È stata una campagna elettorale poverissima di tematiche politiche. Si è parlato di tasse e si è parlato di mandare tutti a casa. Si sono sentite quantità senza precedenti di promesse, balle, ingiurie, razzismi, proposte bizzarre. Non una sola parola di politica. Soprattutto, non una parola sulle politiche culturali, che capisco che qui da noi sono ritenute una cosa molto meno importante delle imposte, peccato che invece stanno diventando uno snodo su cui l’Europa intende rilanciarsi a livello internazionale e su cui i principali paesi industrializzati del mondo (dalla Germania al Giappone, passando per l’area scandinava e baltica e per il Benelux) stanno investendo sia progettualmente che economicamente.
Qui da noi neppure una parola e, purtroppo, neppure un’idea, visto che i programmi di tutti i partiti e movimenti ne sono stati assolutamente privi, a meno che non si considerino idee sulla cultura alcuni vuoti slogan incidentalmente scritti qui e lì.
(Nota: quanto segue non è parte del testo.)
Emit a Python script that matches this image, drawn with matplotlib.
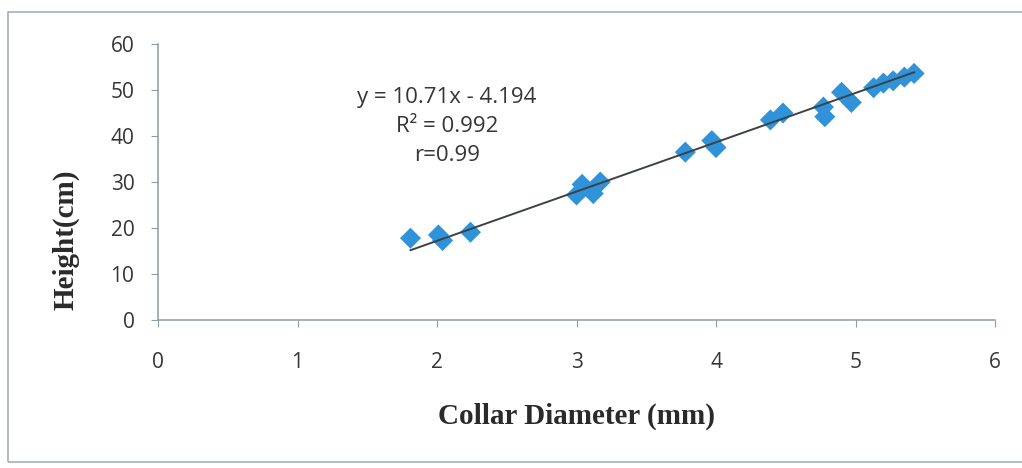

Anche quelli che si contrapposero al famoso “con la cultura non si mangia” di Tremonti, non sono stati capaci di offrirci uno spiraglio del contrario e di dirci: è così che la cultura ci fa nutrire e mangiare. Si limitano all’indignazione.
Ma è possibile pensare di costruire un paese senza occuparsi di cultura? È possibile pensare che la partecipazione alla vita pubblica dei cittadini e la maturità dell’elettorato aumentino fomentando l’ignoranza o, peggio ancora, il pregiudizio nei confronti delle attività e dei beni culturali come pervicacemente si sta facendo da noi?
Se vogliamo tornare ad essere un paese normale dobbiamo avere il coraggio di far ritornare la cultura al centro della vita quotidiana, come lo è stato nelle nostre epoche migliori. Dobbiamo ricominciare e riempire di contenuti i nostri prodotti, riportare l’arte dentro la produzione industriale e artigianale, per far sì che i nostri prodotti tornino ad essere ambiti e ricercati.
Dobbiamo riportare la scuola e l’università nella loro giusta dimensione, luoghi per imparare a ragionare e non uffici di collocamento, come sono ridotti oggi, luoghi per sperare di trovare un lavoro. Dobbiamo riportare la musica, la pittura, la poesia, la danza, la fotografia, il cinema dentro la scuola per viverli come un elemento essenziale e vitale della nostra esistenza e non come uno strumento per partecipare a un talent show e poi finire sulle copertine dei rotocalchi, con la gente che ci riconosce per strada.
Dobbiamo riprenderci i musei, i cinema, i teatri, le biblioteche, i siti archeologici e farli tornare ad essere luoghi della socialità, del confronto e della discussione. E dobbiamo riprenderci pure la televisione, depurandola un po’ dai talk show dove si parla senza dire alcunché per tentare almeno di far convivere i pacchi, i premi e le nostalgie degli anni settanta con un intrattenimento che non rimbecillisca e che magari ci insegni qualche cosa, anche, ma non solo, attraverso le emozioni.
Dobbiamo avere il coraggio di ammettere che tutti i libri, quadri, statue, palazzi, drammi, versi e sinfonie prodotte nel passato sono appunto passato e non valgono come un credito per il futuro. Se oggi siamo beceri lo saremo anche domani, e tutti quei libri belli e quei quadri magnifici del tempo che fu non ci salveranno.
Dobbiamo riabituarci alla complessità e a capire che chi ci fornisce soluzioni semplici ed elementari ci sta prendendo per i fondelli o ci sta trattando da deficienti, perché capire le cose è un esercizio che richiede sforzo e fatica e noi non ci sforziamo più.
Una politica che non si pone il problema della cultura è una politica vuota, priva di sentimento, di contenuti, di visione, di sogni, di immaginazione, di concretezza.
La nostra politica è così e il risultato è sotto gli occhi di tutti.
Siamo diventati poveri, di spirito e di tasca!